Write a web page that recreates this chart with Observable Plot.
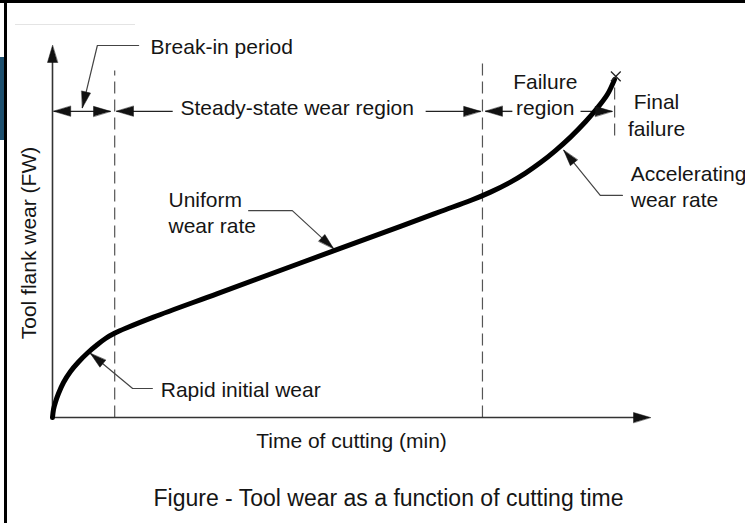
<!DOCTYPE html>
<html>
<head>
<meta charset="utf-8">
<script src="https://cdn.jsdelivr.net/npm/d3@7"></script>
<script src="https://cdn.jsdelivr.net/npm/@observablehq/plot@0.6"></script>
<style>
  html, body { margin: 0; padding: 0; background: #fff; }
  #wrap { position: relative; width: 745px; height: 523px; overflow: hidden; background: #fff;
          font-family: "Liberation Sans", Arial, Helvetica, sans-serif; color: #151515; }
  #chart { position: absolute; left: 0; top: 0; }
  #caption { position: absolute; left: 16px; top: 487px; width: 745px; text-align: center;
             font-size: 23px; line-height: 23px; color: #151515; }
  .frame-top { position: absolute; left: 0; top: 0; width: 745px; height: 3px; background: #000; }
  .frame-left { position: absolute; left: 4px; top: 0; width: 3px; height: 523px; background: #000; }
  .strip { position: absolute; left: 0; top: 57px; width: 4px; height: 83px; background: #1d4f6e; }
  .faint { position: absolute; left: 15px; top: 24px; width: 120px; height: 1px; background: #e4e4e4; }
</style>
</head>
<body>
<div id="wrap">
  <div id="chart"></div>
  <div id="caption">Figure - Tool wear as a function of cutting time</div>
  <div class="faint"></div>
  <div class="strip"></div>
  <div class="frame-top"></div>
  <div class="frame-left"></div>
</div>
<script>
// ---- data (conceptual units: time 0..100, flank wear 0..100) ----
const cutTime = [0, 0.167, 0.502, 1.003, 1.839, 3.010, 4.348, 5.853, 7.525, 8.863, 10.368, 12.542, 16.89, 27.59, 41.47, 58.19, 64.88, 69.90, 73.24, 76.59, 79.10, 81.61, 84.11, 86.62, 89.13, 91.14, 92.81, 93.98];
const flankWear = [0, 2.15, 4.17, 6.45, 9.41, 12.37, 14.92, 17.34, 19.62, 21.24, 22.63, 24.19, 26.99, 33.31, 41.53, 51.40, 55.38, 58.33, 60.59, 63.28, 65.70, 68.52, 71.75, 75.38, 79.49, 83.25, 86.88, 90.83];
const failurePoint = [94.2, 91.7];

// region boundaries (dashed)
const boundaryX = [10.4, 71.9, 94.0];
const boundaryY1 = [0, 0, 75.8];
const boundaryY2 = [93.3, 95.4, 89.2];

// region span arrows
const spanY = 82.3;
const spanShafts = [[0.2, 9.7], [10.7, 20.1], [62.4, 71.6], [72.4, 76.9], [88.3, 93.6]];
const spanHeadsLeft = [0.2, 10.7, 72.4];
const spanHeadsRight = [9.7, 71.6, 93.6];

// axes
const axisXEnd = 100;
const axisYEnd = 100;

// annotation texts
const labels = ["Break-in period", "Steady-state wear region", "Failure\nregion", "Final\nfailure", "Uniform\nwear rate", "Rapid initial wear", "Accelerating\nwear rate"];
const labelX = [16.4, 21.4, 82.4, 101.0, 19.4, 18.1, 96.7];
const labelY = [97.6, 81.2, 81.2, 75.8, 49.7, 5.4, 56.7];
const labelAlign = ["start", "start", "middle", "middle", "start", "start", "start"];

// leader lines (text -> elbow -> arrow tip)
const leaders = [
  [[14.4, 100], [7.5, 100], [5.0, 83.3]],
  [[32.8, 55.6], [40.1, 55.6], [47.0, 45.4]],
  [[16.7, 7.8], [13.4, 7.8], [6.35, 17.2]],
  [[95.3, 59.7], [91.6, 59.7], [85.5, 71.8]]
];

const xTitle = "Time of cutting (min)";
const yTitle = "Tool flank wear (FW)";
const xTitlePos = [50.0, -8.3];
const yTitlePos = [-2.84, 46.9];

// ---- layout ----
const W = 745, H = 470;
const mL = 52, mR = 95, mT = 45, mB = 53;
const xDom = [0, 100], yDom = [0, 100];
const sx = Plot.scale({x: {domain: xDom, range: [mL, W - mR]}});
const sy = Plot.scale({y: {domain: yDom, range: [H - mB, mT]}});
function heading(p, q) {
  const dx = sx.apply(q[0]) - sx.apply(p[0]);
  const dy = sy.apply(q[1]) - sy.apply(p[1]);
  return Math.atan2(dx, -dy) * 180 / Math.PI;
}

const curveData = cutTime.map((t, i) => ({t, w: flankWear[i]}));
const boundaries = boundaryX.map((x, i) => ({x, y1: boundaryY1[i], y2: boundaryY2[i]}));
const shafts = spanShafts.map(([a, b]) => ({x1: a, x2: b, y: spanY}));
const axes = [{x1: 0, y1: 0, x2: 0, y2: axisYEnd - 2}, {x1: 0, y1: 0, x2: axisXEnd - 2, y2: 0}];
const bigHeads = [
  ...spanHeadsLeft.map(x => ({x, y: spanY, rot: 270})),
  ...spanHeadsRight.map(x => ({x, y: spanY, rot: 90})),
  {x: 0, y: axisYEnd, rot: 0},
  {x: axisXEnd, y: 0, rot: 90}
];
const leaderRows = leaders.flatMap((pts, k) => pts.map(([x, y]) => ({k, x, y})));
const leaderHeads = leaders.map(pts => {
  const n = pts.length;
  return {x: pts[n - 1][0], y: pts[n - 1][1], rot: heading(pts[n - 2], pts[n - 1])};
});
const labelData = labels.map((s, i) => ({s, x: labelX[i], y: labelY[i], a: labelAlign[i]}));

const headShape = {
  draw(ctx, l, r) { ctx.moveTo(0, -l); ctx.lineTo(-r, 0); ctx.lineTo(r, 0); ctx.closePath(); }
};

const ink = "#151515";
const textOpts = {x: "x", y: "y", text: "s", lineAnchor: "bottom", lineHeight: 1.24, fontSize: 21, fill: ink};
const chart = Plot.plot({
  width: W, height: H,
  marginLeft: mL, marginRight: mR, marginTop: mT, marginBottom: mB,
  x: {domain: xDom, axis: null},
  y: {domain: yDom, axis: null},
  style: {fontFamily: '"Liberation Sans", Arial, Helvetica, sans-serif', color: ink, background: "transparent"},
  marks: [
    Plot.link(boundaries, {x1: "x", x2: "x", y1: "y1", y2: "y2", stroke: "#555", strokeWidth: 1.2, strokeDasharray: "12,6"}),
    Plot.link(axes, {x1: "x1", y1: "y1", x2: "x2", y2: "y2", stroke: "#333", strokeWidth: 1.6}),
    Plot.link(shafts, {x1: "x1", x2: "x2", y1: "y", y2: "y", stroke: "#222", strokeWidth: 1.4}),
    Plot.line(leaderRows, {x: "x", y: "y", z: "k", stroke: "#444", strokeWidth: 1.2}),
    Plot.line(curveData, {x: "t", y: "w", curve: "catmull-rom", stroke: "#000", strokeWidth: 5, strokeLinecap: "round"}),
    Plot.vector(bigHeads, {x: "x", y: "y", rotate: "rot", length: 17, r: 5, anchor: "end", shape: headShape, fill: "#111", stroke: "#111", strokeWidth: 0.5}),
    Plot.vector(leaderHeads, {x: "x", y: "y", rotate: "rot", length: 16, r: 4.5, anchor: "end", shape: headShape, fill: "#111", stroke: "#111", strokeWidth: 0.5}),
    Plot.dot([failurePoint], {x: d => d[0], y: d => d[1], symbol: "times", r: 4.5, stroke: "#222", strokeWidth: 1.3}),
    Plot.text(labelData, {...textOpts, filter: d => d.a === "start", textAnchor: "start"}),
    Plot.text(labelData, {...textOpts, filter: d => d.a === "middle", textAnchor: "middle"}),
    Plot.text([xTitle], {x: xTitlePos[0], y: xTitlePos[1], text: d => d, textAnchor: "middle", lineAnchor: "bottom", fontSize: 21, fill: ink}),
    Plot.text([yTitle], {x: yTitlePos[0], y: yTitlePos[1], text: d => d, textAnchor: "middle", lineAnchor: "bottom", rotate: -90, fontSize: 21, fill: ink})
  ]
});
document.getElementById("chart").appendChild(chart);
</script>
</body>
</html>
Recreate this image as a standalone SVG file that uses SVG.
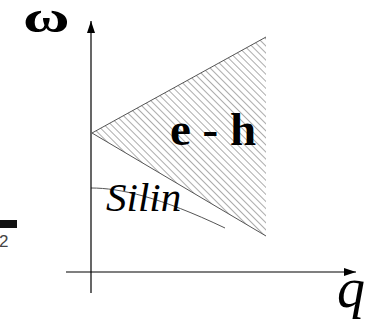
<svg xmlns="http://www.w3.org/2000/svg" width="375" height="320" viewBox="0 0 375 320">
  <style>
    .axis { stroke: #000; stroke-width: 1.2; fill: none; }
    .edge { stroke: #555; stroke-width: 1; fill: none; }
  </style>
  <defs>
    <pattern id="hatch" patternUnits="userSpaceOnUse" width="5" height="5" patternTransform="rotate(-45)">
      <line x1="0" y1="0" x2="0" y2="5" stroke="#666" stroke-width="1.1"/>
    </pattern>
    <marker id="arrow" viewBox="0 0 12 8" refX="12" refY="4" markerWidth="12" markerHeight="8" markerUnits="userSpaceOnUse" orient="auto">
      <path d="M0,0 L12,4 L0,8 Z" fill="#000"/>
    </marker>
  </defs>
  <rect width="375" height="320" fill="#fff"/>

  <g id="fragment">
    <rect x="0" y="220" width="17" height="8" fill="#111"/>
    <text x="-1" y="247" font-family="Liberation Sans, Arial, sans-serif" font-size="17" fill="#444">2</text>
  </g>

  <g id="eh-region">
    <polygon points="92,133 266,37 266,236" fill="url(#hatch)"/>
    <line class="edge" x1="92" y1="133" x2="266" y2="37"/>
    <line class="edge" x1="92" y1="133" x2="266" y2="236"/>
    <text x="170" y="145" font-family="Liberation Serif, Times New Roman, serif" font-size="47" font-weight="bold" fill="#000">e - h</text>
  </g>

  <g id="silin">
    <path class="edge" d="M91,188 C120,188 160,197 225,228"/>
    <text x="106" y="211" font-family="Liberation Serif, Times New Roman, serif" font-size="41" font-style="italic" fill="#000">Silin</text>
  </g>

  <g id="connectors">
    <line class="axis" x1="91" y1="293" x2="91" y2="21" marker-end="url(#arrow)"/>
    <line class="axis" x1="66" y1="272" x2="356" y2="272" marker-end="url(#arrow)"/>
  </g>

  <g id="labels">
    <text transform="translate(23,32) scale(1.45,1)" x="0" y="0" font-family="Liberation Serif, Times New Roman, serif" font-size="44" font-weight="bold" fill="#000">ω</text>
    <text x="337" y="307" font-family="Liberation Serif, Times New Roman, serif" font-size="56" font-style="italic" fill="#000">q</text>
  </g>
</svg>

---

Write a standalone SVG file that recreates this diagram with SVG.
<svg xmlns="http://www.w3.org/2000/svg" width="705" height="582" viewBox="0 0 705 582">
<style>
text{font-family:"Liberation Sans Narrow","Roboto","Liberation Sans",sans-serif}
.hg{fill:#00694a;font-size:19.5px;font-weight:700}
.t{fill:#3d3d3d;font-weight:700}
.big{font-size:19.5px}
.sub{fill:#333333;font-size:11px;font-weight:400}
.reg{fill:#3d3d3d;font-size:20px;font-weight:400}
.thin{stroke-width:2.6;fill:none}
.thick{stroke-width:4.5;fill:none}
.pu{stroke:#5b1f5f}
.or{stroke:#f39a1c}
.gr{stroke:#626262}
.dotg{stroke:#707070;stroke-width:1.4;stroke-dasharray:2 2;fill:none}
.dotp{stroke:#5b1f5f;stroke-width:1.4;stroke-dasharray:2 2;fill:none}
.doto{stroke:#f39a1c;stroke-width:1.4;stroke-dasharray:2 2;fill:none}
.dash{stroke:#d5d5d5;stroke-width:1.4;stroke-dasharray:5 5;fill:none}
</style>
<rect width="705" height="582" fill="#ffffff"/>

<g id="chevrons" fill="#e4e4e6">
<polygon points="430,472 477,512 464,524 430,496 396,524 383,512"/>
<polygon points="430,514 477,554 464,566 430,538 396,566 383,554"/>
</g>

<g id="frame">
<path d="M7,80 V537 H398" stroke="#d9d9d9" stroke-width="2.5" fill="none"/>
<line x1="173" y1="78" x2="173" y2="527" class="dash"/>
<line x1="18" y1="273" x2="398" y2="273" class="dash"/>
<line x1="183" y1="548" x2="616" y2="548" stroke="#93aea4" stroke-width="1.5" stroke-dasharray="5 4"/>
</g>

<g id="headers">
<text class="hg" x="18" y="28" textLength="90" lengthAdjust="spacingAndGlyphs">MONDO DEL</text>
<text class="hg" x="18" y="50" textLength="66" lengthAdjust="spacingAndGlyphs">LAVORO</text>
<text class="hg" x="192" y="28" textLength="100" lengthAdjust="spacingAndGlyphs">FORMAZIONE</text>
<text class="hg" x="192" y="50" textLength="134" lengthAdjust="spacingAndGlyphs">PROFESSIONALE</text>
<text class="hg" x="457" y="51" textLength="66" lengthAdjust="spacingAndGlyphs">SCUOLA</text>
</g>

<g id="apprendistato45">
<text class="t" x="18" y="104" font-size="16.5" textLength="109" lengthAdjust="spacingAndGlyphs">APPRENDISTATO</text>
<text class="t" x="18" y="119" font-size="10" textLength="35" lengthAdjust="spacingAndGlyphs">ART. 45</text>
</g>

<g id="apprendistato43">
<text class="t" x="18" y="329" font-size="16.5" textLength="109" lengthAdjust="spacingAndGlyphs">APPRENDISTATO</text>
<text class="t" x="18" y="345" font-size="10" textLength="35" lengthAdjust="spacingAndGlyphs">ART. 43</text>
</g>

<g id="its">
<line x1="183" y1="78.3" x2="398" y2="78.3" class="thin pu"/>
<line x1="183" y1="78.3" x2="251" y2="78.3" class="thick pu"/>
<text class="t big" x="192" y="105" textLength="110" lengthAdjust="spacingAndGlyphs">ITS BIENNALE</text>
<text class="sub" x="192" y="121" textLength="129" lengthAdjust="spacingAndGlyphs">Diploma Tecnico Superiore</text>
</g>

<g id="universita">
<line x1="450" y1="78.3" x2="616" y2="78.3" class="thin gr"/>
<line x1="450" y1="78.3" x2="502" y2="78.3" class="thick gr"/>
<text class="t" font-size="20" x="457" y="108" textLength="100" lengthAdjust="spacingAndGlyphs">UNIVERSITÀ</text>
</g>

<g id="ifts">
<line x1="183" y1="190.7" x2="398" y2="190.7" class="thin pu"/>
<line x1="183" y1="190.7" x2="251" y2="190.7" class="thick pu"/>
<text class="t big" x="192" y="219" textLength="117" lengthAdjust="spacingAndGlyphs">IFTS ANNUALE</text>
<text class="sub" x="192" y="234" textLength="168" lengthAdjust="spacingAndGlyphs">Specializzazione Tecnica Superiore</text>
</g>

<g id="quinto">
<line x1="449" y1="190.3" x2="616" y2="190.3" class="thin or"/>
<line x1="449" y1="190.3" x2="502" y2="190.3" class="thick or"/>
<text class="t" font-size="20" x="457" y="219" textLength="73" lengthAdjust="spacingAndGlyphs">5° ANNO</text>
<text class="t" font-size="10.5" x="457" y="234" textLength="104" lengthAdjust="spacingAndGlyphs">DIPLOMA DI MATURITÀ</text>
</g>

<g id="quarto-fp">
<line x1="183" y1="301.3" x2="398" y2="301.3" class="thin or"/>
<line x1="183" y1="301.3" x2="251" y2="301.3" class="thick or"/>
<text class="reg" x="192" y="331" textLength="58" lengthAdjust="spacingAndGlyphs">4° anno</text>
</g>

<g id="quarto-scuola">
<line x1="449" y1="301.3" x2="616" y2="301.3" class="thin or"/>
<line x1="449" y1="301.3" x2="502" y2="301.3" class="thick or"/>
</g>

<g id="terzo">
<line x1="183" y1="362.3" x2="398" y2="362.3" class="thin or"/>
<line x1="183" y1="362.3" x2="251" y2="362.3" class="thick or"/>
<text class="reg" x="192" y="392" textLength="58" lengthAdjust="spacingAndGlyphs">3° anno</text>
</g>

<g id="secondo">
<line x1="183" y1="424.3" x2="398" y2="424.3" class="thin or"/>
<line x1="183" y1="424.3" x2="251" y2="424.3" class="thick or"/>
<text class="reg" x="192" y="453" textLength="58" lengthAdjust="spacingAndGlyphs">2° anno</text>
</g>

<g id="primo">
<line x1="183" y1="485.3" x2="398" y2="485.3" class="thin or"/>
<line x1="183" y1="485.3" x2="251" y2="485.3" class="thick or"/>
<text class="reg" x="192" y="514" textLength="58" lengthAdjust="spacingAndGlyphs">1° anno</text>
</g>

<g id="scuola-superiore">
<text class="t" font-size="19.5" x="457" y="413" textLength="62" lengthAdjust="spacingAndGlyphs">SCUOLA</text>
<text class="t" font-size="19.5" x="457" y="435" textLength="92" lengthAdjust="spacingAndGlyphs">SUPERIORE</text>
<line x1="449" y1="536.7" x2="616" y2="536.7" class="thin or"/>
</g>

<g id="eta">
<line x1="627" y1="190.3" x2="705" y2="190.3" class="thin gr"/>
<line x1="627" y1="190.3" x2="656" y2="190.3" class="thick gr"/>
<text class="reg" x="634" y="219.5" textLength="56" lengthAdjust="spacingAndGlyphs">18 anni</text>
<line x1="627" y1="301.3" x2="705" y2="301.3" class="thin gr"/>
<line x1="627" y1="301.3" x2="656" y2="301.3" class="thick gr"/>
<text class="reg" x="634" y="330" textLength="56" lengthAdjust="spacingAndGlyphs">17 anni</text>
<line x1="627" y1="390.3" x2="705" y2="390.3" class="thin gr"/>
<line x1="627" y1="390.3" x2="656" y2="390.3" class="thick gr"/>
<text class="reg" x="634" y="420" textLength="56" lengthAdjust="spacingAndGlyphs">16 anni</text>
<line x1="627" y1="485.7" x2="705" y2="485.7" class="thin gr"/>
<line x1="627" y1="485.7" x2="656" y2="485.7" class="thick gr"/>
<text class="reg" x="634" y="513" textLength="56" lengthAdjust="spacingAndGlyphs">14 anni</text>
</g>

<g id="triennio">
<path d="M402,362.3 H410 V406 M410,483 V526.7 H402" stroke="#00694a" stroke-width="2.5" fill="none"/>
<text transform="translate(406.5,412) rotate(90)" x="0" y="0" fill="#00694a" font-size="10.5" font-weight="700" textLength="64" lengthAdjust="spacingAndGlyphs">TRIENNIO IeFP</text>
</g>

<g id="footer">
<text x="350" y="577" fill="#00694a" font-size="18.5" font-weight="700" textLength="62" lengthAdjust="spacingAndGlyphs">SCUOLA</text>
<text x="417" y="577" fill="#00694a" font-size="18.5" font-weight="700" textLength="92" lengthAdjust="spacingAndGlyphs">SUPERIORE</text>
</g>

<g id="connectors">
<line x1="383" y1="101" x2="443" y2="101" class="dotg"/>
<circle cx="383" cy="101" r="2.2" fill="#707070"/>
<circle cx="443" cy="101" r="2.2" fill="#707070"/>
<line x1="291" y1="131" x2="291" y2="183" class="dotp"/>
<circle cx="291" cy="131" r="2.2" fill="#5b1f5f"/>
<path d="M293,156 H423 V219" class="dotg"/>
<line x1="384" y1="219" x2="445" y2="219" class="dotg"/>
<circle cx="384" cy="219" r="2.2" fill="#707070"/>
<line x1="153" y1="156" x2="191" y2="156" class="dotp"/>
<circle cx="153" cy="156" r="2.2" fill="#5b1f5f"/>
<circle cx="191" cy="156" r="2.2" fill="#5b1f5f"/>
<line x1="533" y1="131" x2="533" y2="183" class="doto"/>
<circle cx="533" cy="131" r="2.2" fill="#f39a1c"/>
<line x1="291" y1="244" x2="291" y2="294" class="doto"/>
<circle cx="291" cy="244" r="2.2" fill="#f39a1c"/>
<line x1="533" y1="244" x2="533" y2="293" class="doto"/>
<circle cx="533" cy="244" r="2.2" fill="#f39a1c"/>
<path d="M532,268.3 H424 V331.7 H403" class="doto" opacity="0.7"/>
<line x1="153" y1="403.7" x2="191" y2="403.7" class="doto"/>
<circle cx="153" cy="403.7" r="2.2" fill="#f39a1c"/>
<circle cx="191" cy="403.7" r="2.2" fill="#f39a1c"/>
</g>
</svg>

* * *

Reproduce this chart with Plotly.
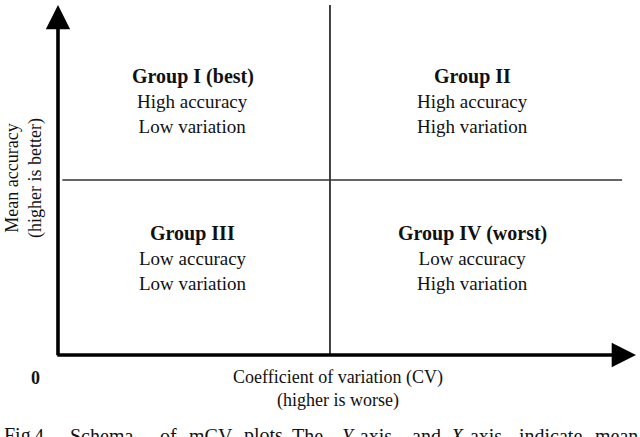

**Work to be completed:** Report every line in the data above in which the word "recreates" appears.

**Solution to this problem:**
Write a web page that recreates this chart with Observable Plot.
Write a standalone SVG file that recreates this diagram with SVG.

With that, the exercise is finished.